### Problem to work on:
Quote the listing in full, exactly as given, minus any pictures.

### Supplied data:
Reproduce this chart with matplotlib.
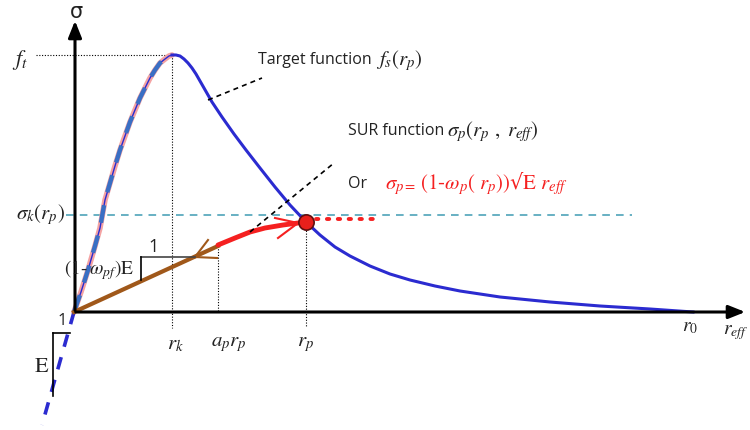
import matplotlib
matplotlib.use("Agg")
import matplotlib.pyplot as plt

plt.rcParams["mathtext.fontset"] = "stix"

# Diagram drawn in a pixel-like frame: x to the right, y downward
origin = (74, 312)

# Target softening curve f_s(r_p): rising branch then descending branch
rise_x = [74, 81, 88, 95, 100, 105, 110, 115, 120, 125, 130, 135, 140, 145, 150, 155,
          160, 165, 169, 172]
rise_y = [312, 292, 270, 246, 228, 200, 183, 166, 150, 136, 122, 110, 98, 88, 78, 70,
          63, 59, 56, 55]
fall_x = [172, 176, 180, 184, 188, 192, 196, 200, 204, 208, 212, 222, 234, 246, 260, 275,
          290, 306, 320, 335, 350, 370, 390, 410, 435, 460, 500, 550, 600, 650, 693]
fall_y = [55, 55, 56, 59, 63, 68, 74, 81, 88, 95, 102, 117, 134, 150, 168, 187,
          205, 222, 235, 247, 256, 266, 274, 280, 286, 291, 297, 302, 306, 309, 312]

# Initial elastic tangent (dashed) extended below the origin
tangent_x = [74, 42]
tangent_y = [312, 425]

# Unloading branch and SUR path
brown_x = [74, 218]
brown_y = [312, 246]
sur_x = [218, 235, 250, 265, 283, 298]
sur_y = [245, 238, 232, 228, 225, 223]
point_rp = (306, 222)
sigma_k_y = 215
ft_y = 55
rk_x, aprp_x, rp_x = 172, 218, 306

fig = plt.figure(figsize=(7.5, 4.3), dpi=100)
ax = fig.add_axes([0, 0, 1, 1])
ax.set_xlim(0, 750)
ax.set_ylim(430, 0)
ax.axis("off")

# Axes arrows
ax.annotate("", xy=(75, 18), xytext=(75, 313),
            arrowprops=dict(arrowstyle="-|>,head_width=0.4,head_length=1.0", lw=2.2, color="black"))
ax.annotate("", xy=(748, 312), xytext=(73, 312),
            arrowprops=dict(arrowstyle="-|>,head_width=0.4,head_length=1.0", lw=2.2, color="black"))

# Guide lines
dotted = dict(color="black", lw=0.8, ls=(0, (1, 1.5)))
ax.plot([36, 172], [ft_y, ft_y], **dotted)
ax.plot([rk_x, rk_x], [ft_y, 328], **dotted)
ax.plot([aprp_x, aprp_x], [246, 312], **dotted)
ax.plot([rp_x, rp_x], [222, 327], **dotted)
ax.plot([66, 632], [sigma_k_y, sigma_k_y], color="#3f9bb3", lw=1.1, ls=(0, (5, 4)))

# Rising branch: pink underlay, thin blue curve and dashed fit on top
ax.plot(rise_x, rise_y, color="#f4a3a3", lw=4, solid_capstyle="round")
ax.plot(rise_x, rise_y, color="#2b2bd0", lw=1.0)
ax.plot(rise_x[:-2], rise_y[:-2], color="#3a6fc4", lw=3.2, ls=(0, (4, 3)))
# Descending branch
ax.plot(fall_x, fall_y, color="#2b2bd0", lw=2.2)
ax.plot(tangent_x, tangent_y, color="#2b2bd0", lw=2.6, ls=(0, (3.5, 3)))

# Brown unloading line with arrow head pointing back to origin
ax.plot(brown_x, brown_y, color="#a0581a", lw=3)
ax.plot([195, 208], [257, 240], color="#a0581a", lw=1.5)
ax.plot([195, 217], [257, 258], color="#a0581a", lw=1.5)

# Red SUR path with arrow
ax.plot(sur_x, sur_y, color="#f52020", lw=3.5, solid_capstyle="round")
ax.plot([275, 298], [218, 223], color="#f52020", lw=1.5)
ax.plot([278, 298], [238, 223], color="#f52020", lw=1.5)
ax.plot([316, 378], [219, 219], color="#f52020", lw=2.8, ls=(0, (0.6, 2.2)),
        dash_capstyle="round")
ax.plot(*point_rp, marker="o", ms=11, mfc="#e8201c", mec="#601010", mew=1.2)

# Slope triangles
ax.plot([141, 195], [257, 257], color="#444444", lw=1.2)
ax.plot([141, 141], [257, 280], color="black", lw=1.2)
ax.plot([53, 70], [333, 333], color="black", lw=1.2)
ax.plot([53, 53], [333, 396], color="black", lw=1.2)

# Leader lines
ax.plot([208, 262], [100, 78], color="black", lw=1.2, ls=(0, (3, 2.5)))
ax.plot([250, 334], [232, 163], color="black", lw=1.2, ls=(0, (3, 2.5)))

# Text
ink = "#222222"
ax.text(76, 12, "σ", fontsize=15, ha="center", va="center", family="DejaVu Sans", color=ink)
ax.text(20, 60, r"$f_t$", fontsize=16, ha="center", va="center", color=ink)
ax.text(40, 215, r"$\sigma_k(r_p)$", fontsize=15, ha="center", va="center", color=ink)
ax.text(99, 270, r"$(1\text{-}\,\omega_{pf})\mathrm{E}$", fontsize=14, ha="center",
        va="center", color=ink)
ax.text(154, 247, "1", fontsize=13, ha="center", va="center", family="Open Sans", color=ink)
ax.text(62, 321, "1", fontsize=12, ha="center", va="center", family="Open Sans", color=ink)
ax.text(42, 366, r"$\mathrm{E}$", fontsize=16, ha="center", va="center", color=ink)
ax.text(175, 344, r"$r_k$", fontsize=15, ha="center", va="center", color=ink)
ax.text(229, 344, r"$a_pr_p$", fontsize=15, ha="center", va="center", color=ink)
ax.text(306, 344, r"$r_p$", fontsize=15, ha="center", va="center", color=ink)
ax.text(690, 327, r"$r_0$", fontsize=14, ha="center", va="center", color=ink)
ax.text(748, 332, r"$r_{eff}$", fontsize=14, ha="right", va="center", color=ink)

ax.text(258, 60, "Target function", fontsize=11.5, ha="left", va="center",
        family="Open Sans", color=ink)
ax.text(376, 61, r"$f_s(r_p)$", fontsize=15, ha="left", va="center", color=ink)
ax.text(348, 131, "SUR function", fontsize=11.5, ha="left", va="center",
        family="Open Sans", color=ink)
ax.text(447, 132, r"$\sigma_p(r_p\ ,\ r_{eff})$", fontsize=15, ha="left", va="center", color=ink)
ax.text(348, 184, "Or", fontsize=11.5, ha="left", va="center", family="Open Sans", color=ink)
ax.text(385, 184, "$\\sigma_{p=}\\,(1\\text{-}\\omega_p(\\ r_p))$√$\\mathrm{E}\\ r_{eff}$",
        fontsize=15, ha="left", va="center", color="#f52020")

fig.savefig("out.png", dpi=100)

### Answer:
Reproduce this chart with matplotlib.
import matplotlib
matplotlib.use("Agg")
import matplotlib.pyplot as plt

plt.rcParams["mathtext.fontset"] = "stix"

# Diagram drawn in a pixel-like frame: x to the right, y downward
origin = (74, 312)

# Target softening curve f_s(r_p): rising branch then descending branch
rise_x = [74, 81, 88, 95, 100, 105, 110, 115, 120, 125, 130, 135, 140, 145, 150, 155,
          160, 165, 169, 172]
rise_y = [312, 292, 270, 246, 228, 200, 183, 166, 150, 136, 122, 110, 98, 88, 78, 70,
          63, 59, 56, 55]
fall_x = [172, 176, 180, 184, 188, 192, 196, 200, 204, 208, 212, 222, 234, 246, 260, 275,
          290, 306, 320, 335, 350, 370, 390, 410, 435, 460, 500, 550, 600, 650, 693]
fall_y = [55, 55, 56, 59, 63, 68, 74, 81, 88, 95, 102, 117, 134, 150, 168, 187,
          205, 222, 235, 247, 256, 266, 274, 280, 286, 291, 297, 302, 306, 309, 312]

# Initial elastic tangent (dashed) extended below the origin
tangent_x = [74, 42]
tangent_y = [312, 425]

# Unloading branch and SUR path
brown_x = [74, 218]
brown_y = [312, 246]
sur_x = [218, 235, 250, 265, 283, 298]
sur_y = [245, 238, 232, 228, 225, 223]
point_rp = (306, 222)
sigma_k_y = 215
ft_y = 55
rk_x, aprp_x, rp_x = 172, 218, 306

fig = plt.figure(figsize=(7.5, 4.3), dpi=100)
ax = fig.add_axes([0, 0, 1, 1])
ax.set_xlim(0, 750)
ax.set_ylim(430, 0)
ax.axis("off")

# Axes arrows
ax.annotate("", xy=(75, 18), xytext=(75, 313),
            arrowprops=dict(arrowstyle="-|>,head_width=0.4,head_length=1.0", lw=2.2, color="black"))
ax.annotate("", xy=(748, 312), xytext=(73, 312),
            arrowprops=dict(arrowstyle="-|>,head_width=0.4,head_length=1.0", lw=2.2, color="black"))

# Guide lines
dotted = dict(color="black", lw=0.8, ls=(0, (1, 1.5)))
ax.plot([36, 172], [ft_y, ft_y], **dotted)
ax.plot([rk_x, rk_x], [ft_y, 328], **dotted)
ax.plot([aprp_x, aprp_x], [246, 312], **dotted)
ax.plot([rp_x, rp_x], [222, 327], **dotted)
ax.plot([66, 632], [sigma_k_y, sigma_k_y], color="#3f9bb3", lw=1.1, ls=(0, (5, 4)))

# Rising branch: pink underlay, thin blue curve and dashed fit on top
ax.plot(rise_x, rise_y, color="#f4a3a3", lw=4, solid_capstyle="round")
ax.plot(rise_x, rise_y, color="#2b2bd0", lw=1.0)
ax.plot(rise_x[:-2], rise_y[:-2], color="#3a6fc4", lw=3.2, ls=(0, (4, 3)))
# Descending branch
ax.plot(fall_x, fall_y, color="#2b2bd0", lw=2.2)
ax.plot(tangent_x, tangent_y, color="#2b2bd0", lw=2.6, ls=(0, (3.5, 3)))

# Brown unloading line with arrow head pointing back to origin
ax.plot(brown_x, brown_y, color="#a0581a", lw=3)
ax.plot([195, 208], [257, 240], color="#a0581a", lw=1.5)
ax.plot([195, 217], [257, 258], color="#a0581a", lw=1.5)

# Red SUR path with arrow
ax.plot(sur_x, sur_y, color="#f52020", lw=3.5, solid_capstyle="round")
ax.plot([275, 298], [218, 223], color="#f52020", lw=1.5)
ax.plot([278, 298], [238, 223], color="#f52020", lw=1.5)
ax.plot([316, 378], [219, 219], color="#f52020", lw=2.8, ls=(0, (0.6, 2.2)),
        dash_capstyle="round")
ax.plot(*point_rp, marker="o", ms=11, mfc="#e8201c", mec="#601010", mew=1.2)

# Slope triangles
ax.plot([141, 195], [257, 257], color="#444444", lw=1.2)
ax.plot([141, 141], [257, 280], color="black", lw=1.2)
ax.plot([53, 70], [333, 333], color="black", lw=1.2)
ax.plot([53, 53], [333, 396], color="black", lw=1.2)

# Leader lines
ax.plot([208, 262], [100, 78], color="black", lw=1.2, ls=(0, (3, 2.5)))
ax.plot([250, 334], [232, 163], color="black", lw=1.2, ls=(0, (3, 2.5)))

# Text
ink = "#222222"
ax.text(76, 12, "σ", fontsize=15, ha="center", va="center", family="DejaVu Sans", color=ink)
ax.text(20, 60, r"$f_t$", fontsize=16, ha="center", va="center", color=ink)
ax.text(40, 215, r"$\sigma_k(r_p)$", fontsize=15, ha="center", va="center", color=ink)
ax.text(99, 270, r"$(1\text{-}\,\omega_{pf})\mathrm{E}$", fontsize=14, ha="center",
        va="center", color=ink)
ax.text(154, 247, "1", fontsize=13, ha="center", va="center", family="Open Sans", color=ink)
ax.text(62, 321, "1", fontsize=12, ha="center", va="center", family="Open Sans", color=ink)
ax.text(42, 366, r"$\mathrm{E}$", fontsize=16, ha="center", va="center", color=ink)
ax.text(175, 344, r"$r_k$", fontsize=15, ha="center", va="center", color=ink)
ax.text(229, 344, r"$a_pr_p$", fontsize=15, ha="center", va="center", color=ink)
ax.text(306, 344, r"$r_p$", fontsize=15, ha="center", va="center", color=ink)
ax.text(690, 327, r"$r_0$", fontsize=14, ha="center", va="center", color=ink)
ax.text(748, 332, r"$r_{eff}$", fontsize=14, ha="right", va="center", color=ink)

ax.text(258, 60, "Target function", fontsize=11.5, ha="left", va="center",
        family="Open Sans", color=ink)
ax.text(376, 61, r"$f_s(r_p)$", fontsize=15, ha="left", va="center", color=ink)
ax.text(348, 131, "SUR function", fontsize=11.5, ha="left", va="center",
        family="Open Sans", color=ink)
ax.text(447, 132, r"$\sigma_p(r_p\ ,\ r_{eff})$", fontsize=15, ha="left", va="center", color=ink)
ax.text(348, 184, "Or", fontsize=11.5, ha="left", va="center", family="Open Sans", color=ink)
ax.text(385, 184, "$\\sigma_{p=}\\,(1\\text{-}\\omega_p(\\ r_p))$√$\\mathrm{E}\\ r_{eff}$",
        fontsize=15, ha="left", va="center", color="#f52020")

fig.savefig("out.png", dpi=100)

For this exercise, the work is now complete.